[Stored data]
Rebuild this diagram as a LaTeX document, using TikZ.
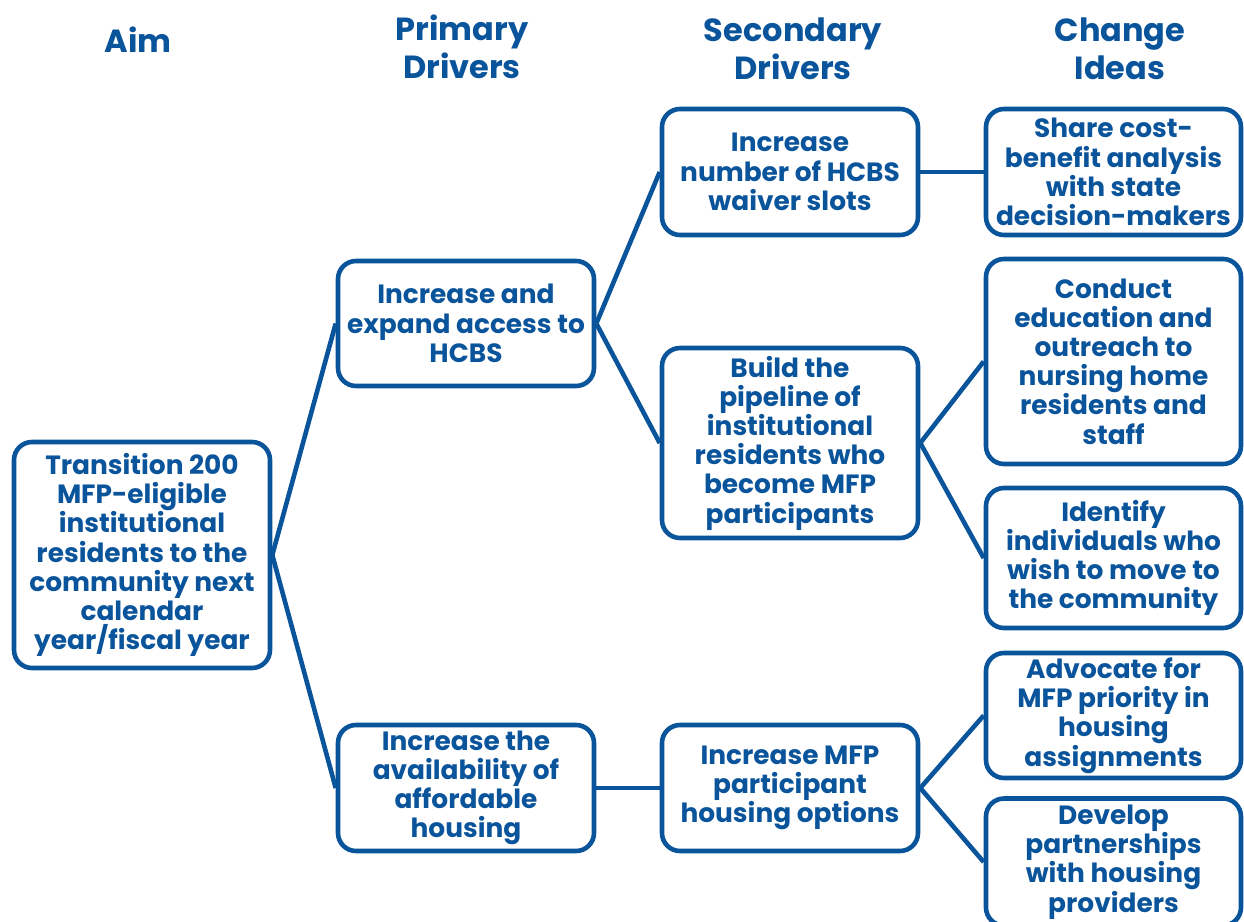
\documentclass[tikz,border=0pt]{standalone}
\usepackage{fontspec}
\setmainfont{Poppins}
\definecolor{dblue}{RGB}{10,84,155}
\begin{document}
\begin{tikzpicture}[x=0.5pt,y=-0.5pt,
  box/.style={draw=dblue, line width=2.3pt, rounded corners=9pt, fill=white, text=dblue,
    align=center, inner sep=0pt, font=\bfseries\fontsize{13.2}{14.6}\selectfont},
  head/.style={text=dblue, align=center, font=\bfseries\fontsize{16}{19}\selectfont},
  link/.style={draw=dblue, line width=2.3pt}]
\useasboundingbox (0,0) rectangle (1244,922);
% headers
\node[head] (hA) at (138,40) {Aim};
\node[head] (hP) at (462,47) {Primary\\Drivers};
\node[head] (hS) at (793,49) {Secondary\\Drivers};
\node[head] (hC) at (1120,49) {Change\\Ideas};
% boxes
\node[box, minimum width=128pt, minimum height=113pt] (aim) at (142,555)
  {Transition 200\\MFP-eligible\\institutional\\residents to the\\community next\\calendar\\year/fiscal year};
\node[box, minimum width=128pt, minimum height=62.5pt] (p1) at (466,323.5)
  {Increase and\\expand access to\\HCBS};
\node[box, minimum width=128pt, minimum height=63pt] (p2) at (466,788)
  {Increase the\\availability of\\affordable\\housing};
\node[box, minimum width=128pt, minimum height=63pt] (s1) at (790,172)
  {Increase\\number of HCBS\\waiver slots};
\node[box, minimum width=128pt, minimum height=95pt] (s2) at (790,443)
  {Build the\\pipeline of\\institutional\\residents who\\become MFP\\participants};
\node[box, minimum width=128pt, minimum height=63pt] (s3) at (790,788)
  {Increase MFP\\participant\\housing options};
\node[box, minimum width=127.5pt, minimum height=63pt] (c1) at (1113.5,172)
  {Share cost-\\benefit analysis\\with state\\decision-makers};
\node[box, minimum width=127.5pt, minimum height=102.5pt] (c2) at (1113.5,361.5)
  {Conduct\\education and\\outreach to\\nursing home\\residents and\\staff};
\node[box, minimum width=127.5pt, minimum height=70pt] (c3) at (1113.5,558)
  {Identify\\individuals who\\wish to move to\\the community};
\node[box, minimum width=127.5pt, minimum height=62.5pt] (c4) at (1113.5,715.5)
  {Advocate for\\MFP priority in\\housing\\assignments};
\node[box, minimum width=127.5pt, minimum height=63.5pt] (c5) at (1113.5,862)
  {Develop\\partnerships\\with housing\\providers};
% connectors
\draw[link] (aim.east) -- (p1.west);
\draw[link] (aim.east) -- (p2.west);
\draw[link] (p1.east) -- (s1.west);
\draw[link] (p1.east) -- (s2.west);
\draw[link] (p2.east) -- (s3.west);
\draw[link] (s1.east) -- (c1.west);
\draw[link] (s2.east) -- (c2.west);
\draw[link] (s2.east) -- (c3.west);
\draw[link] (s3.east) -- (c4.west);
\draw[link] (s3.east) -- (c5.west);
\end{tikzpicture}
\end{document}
...
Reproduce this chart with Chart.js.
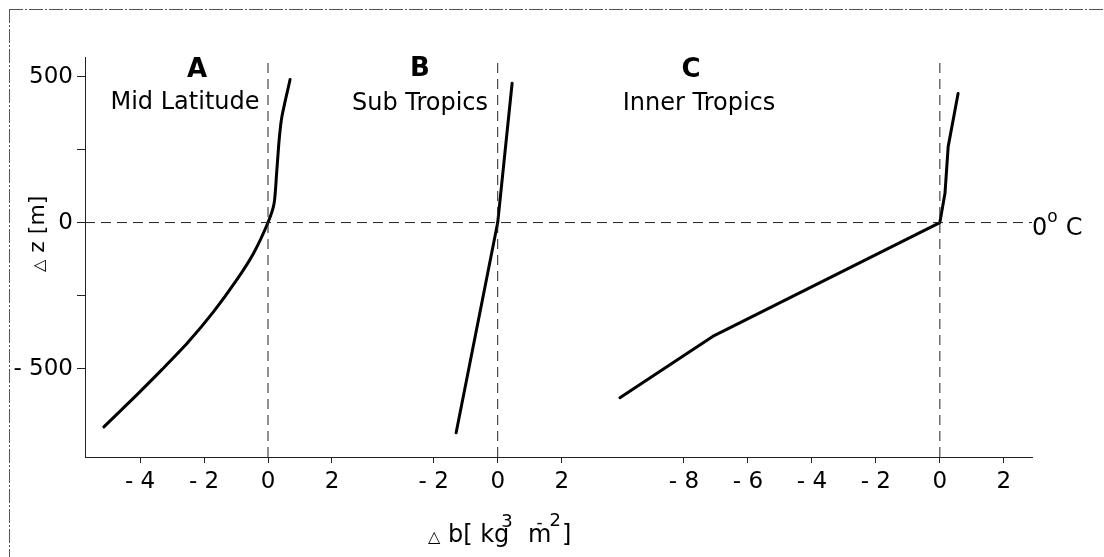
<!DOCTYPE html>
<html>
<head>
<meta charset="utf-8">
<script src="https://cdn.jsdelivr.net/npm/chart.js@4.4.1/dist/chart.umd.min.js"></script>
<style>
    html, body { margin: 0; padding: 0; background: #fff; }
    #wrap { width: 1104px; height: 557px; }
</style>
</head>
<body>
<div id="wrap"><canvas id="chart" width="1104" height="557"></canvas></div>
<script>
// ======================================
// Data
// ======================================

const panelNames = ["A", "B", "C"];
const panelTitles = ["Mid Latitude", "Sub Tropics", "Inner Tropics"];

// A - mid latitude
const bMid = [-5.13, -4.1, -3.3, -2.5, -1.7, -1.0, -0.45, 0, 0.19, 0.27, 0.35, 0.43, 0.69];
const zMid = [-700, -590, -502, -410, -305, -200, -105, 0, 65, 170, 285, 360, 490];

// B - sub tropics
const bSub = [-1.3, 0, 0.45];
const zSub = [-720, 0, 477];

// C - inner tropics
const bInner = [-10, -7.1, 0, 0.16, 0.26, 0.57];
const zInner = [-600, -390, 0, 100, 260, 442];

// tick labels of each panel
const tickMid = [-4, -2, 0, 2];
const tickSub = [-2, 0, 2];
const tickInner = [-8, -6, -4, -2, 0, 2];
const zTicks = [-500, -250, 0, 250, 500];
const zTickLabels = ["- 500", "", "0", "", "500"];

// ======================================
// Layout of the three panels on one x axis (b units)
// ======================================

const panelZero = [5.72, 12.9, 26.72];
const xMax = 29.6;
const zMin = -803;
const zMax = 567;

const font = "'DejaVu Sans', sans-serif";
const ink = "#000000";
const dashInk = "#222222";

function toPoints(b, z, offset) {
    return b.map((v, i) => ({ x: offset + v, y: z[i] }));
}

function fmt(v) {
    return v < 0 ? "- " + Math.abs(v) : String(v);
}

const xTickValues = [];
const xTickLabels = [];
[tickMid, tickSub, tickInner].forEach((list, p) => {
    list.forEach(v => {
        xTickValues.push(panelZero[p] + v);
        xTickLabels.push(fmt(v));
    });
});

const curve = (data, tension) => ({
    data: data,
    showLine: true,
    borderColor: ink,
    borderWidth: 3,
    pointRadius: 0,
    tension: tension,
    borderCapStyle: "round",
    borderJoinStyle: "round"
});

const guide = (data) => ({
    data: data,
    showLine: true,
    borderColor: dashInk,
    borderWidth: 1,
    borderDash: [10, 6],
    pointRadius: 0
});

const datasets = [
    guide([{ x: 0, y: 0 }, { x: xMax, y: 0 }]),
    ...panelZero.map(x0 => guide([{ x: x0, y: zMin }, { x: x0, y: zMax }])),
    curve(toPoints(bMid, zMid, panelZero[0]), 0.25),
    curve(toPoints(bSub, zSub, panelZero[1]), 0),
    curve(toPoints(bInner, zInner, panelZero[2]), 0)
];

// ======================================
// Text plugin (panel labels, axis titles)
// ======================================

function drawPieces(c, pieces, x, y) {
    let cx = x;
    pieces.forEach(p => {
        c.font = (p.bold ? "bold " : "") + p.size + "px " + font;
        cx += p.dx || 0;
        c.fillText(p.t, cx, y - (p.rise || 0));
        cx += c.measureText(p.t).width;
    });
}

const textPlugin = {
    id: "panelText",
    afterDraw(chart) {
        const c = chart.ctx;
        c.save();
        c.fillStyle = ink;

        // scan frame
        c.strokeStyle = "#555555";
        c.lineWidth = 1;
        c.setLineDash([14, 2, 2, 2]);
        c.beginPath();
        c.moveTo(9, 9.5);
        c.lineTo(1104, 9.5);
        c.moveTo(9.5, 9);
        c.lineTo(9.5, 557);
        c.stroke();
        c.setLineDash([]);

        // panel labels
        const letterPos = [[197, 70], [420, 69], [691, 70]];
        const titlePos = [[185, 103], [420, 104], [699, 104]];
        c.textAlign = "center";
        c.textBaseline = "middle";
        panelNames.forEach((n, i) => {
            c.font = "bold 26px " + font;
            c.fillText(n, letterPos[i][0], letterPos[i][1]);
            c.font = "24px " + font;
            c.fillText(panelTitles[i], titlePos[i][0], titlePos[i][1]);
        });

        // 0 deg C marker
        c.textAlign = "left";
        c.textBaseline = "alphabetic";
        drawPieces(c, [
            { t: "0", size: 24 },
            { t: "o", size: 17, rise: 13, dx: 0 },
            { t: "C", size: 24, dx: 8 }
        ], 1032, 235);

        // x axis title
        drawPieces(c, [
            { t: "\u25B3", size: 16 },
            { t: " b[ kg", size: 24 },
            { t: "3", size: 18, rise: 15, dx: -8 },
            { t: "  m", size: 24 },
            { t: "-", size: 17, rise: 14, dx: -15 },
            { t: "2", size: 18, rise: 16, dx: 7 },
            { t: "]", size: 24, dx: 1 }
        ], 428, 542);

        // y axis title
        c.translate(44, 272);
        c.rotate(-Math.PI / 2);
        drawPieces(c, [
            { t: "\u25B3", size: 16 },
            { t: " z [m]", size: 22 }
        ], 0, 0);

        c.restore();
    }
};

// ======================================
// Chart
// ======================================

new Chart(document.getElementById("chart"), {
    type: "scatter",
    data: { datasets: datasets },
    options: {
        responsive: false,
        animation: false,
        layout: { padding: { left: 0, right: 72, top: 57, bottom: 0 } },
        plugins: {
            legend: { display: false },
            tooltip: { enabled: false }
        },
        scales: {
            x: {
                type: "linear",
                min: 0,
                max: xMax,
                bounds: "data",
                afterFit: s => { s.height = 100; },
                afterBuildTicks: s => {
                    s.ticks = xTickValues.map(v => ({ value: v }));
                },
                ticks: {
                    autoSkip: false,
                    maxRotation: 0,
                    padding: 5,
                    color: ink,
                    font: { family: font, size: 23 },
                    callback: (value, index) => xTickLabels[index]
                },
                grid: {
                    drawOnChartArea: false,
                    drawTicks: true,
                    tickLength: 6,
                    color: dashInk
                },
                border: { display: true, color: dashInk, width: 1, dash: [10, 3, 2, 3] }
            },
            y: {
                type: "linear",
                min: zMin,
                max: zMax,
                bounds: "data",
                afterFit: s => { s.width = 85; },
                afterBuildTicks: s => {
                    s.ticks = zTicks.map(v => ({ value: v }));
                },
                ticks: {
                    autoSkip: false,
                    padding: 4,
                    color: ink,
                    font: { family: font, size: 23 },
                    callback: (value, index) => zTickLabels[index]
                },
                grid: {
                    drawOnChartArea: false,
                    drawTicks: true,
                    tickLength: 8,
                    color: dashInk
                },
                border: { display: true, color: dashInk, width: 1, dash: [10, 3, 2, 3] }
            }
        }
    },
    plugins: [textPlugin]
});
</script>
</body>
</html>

**REQUIRED TASK:**
The records are above. How many lines in them contain the word "this"? Give the number alone.

**SOLUTION:**
2